Dating A New Boo? Don’t Miss These Red Flags

April 9, 2019  |  

Young mixed race couple at home

Source: VioletaStoimenova / Getty

The rush of a new connection can have you suddenly speeding past red flags in the name of love–and the naivety is understandable. Between the surge of chemicals (hello, oxytocin!) and the butterflies in your gut, you might not have had time to slow down and analyze, “is their behavior shady or nah?”

Brynna Pawlows, LMSW and psychotherapist spoke to Refinery 29 about some signs you just can’t ignore.

Watch Out For Overly-Demanding Folks

There is a thin line between asking and demanding–but the nuances can be the difference between a friendly suggestion and abuse. Pawlows told R29 that demanding “can be as subtle as telling, rather than asking, a partner to do something (i.e. send a picture, respond to a text, stop wearing something).”

Guilt Trips

Things happen all the time that we may feel sorry for, but if your partner makes you feel excessively guilty for things that are out of your control, be aware.

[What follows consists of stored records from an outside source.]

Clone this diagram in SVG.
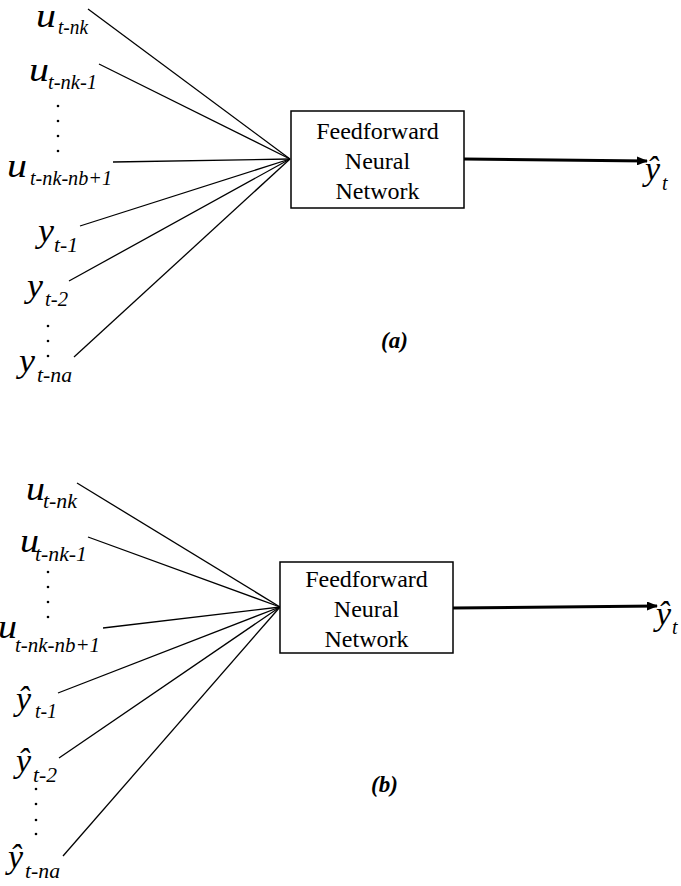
<svg xmlns="http://www.w3.org/2000/svg" width="681" height="886" viewBox="0 0 681 886">
<style>
text{font-family:"Liberation Serif","DejaVu Serif",serif;fill:#000}
.v{font-style:italic;font-size:34px}
.s{font-style:italic;font-size:20px}
.b{font-size:24px;text-anchor:middle}
.cap{font-style:italic;font-weight:bold;font-size:23px}
.ln{stroke:#000;stroke-width:1.3;fill:none}
.box{stroke:#000;stroke-width:1.5;fill:#fff}
.arr{stroke:#000;stroke-width:3;fill:none}
.dot{fill:#000}
</style>
<defs>
<marker id="ah" markerWidth="11" markerHeight="9" refX="10" refY="4.5" orient="auto" markerUnits="userSpaceOnUse">
<path d="M0,0 L11,4.5 L0,9 Z" fill="#000"/>
</marker>
</defs>

<!-- Diagram (a) -->
<g id="connectors-a">
<line class="ln" x1="88" y1="9" x2="290" y2="159"/>
<line class="ln" x1="99" y1="64" x2="290" y2="159"/>
<line class="ln" x1="113" y1="162" x2="290" y2="159"/>
<line class="ln" x1="80" y1="226" x2="290" y2="159"/>
<line class="ln" x1="69" y1="281" x2="290" y2="159"/>
<line class="ln" x1="74" y1="357" x2="290" y2="159"/>
<line class="arr" x1="464" y1="159" x2="647" y2="161" marker-end="url(#ah)"/>
</g>
<g id="box-a">
<rect class="box" x="291" y="111" width="173" height="97"/>
<text class="b" x="377.5" y="139">Feedforward</text>
<text class="b" x="377.5" y="169">Neural</text>
<text class="b" x="377.5" y="199">Network</text>
</g>
<g id="in-a-u1"><text class="v" x="36" y="27" textLength="20" lengthAdjust="spacingAndGlyphs">u</text><text class="s" x="58" y="34" textLength="30" lengthAdjust="spacingAndGlyphs">t-nk</text></g>
<g id="in-a-u2"><text class="v" x="29" y="81" textLength="20" lengthAdjust="spacingAndGlyphs">u</text><text class="s" x="48" y="89" textLength="49" lengthAdjust="spacingAndGlyphs">t-nk-1</text></g>
<g id="dots-a-u">
<circle class="dot" cx="58" cy="106" r="1.3"/><circle class="dot" cx="58" cy="121" r="1.3"/><circle class="dot" cx="58" cy="136" r="1.3"/><circle class="dot" cx="58" cy="151" r="1.3"/>
</g>
<g id="in-a-u3"><text class="v" x="7" y="177" textLength="20" lengthAdjust="spacingAndGlyphs">u</text><text class="s" x="30" y="185" textLength="82" lengthAdjust="spacingAndGlyphs">t-nk-nb+1</text></g>
<g id="in-a-y1"><text class="v" x="38" y="242" textLength="16" lengthAdjust="spacingAndGlyphs">y</text><text class="s" x="54" y="252" textLength="24" lengthAdjust="spacingAndGlyphs">t-1</text></g>
<g id="in-a-y2"><text class="v" x="27" y="297" textLength="16" lengthAdjust="spacingAndGlyphs">y</text><text class="s" x="45" y="306" textLength="23" lengthAdjust="spacingAndGlyphs">t-2</text></g>
<g id="dots-a-y">
<circle class="dot" cx="48" cy="326" r="1.3"/><circle class="dot" cx="48" cy="341" r="1.3"/><circle class="dot" cx="48" cy="356" r="1.3"/>
</g>
<g id="in-a-yn"><text class="v" x="19" y="372" textLength="16" lengthAdjust="spacingAndGlyphs">y</text><text class="s" x="37" y="382" textLength="35" lengthAdjust="spacingAndGlyphs">t-na</text></g>
<g id="out-a"><text class="v" x="645" y="180">ŷ</text><text class="s" x="662" y="190">t</text></g>
<g id="cap-a"><text class="cap" x="381" y="348">(a)</text></g>

<!-- Diagram (b) -->
<g id="connectors-b">
<line class="ln" x1="77" y1="483" x2="280" y2="607"/>
<line class="ln" x1="88" y1="537" x2="280" y2="607"/>
<line class="ln" x1="103" y1="628" x2="280" y2="607"/>
<line class="ln" x1="58" y1="693" x2="280" y2="607"/>
<line class="ln" x1="59" y1="758" x2="280" y2="607"/>
<line class="ln" x1="63" y1="856" x2="280" y2="607"/>
<line class="arr" x1="453" y1="608" x2="657" y2="606" marker-end="url(#ah)"/>
</g>
<g id="box-b">
<rect class="box" x="280" y="562" width="173" height="91"/>
<text class="b" x="366.5" y="587">Feedforward</text>
<text class="b" x="366.5" y="617">Neural</text>
<text class="b" x="366.5" y="647">Network</text>
</g>
<g id="in-b-u1"><text class="v" x="26" y="500" textLength="19" lengthAdjust="spacingAndGlyphs">u</text><text class="s" x="43" y="508" textLength="34" lengthAdjust="spacingAndGlyphs">t-nk</text></g>
<g id="in-b-u2"><text class="v" x="20" y="552" textLength="19" lengthAdjust="spacingAndGlyphs">u</text><text class="s" x="35" y="561" textLength="52" lengthAdjust="spacingAndGlyphs">t-nk-1</text></g>
<g id="dots-b-u">
<circle class="dot" cx="48" cy="572" r="1.3"/><circle class="dot" cx="48" cy="587" r="1.3"/><circle class="dot" cx="48" cy="602" r="1.3"/><circle class="dot" cx="48" cy="617" r="1.3"/>
</g>
<g id="in-b-u3"><text class="v" x="-2" y="638" textLength="19" lengthAdjust="spacingAndGlyphs">u</text><text class="s" x="15" y="652" textLength="85" lengthAdjust="spacingAndGlyphs">t-nk-nb+1</text></g>
<g id="in-b-y1"><text class="v" x="16" y="710">ŷ</text><text class="s" x="35" y="718" textLength="22" lengthAdjust="spacingAndGlyphs">t-1</text></g>
<g id="in-b-y2"><text class="v" x="16" y="772">ŷ</text><text class="s" x="33" y="782" textLength="24" lengthAdjust="spacingAndGlyphs">t-2</text></g>
<g id="dots-b-y">
<circle class="dot" cx="36" cy="789" r="1.3"/><circle class="dot" cx="36" cy="804" r="1.3"/><circle class="dot" cx="36" cy="820" r="1.3"/><circle class="dot" cx="36" cy="834" r="1.3"/>
</g>
<g id="in-b-yn"><text class="v" x="8" y="868">ŷ</text><text class="s" x="25" y="878" textLength="35" lengthAdjust="spacingAndGlyphs">t-na</text></g>
<g id="out-b"><text class="v" x="656" y="625">ŷ</text><text class="s" x="672" y="634">t</text></g>
<g id="cap-b"><text class="cap" x="371" y="792">(b)</text></g>
</svg>
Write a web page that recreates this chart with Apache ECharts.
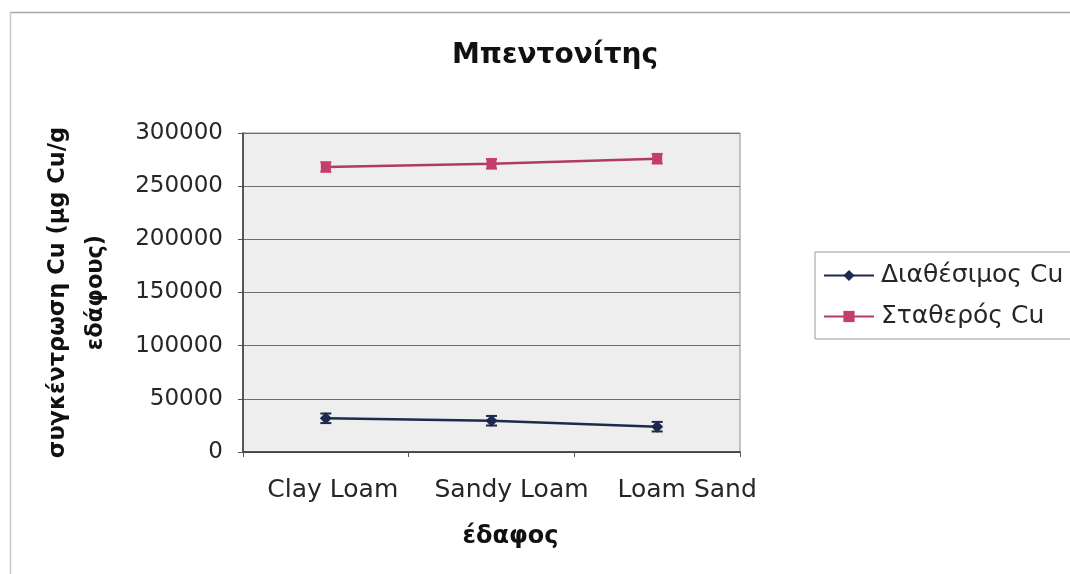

“Guilt-tripping can look like being made to feel bad for having to cancel plans for a legitimate reason (‘You know I was really looking forward to that dinner and now I have nothing to do. You should have planned for this disruption’),” Pawlows told R29.

They Don’t Support Your Interests

You may not have the same hobbies as your beau, but they shouldn’t criticize you for what you love, even if it’s not their cup of tea.

“A partner doesn’t have to love everything that you do, but they should respect it,” Pawlows explained.

“If you are constantly feeling that someone is yucking your yum, it could indicate deeper issues in the future. If you love musicals, your partner doesn’t have to come to a Broadway show with you. They also shouldn’t go on and on about how they are stupid or restrict you engaging in your already-existing interests.”

Different Life Goals

While it’s okay to have differences, you and your mate should have a shared vision for the future.

“If a partner is firm about a big life decision (not wanting marriage, not wanting babies, etc.) and you want something different, no amount of love will change a made-up mind,” Pawlows explains.

“And if one partner does succumb to the other’s wishes, resentment tends to build.”

You Want To Change Them

Would you love your partner if they were who they were forever? If you feel things would be better if your partner changed careers or lost weight or didn’t have this personality trait, it’s best to just move on.